There is a common saying that goes “You are the average of who you spend your time with”, so why not find those you look up to and learn from them? Find people that want to build and innovate rather than those that are looking for a quick buck or are driven by a short-term mindset. You’ll find that after a while, you have come farther than you ever could have imagined.

3) 99% of NFT projects will fail

Echoing the words of Gary Vaynerchuck, 99% of NFT projects that are being created today will be worth nothing in a matter of years and probably even months.

Can he tell the future? No. Do many people agree with this stance? Yes.

Often compared to the “.com” bubble witnessed in the late 1990s, we are seeing an overabundance of projects coming out all the time. There are simply too many for the market to handle. In 2021 we saw thousands (if not tens of thousands) of projects coming out each month. Many of these projects had a common theme about them: a short-sighted vision that focused on capitalizing on the NFT craze.

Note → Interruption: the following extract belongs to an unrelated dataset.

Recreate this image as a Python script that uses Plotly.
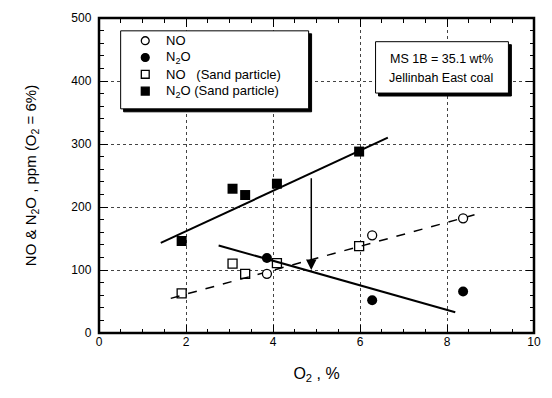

It’s simply impossible for every project to survive in the long term. Supply is too high and the demand simply cannot keep up.

On the other hand;

If you buy what you love it doesn’t matter if it goes to zero. NFTs are good for more than just making money. Buy into a community you love to be a part of or a piece of art you love to look at.

Invest in things you love and believe in and you won’t have to worry about whether or not you can sell it later for a higher price.

4) Reading is great, but you can learn even more by DOING

When I first heard the term “NFT” in March 2021 I thought nothing of it and moved on with my day. A few weeks later, I saw it pop up again and finally decided to do some digging. My biggest regret after this was waiting to take action.

While I wish I would’ve taken action sooner, I am glad I didn’t rush into the space before I was comfortable. I took the time to understand important concepts such as blockchain technology, setting up a crypto wallet and keeping it safe, and the process of buying an NFT. Doing your fair share of due diligence is of the utmost importance in this space.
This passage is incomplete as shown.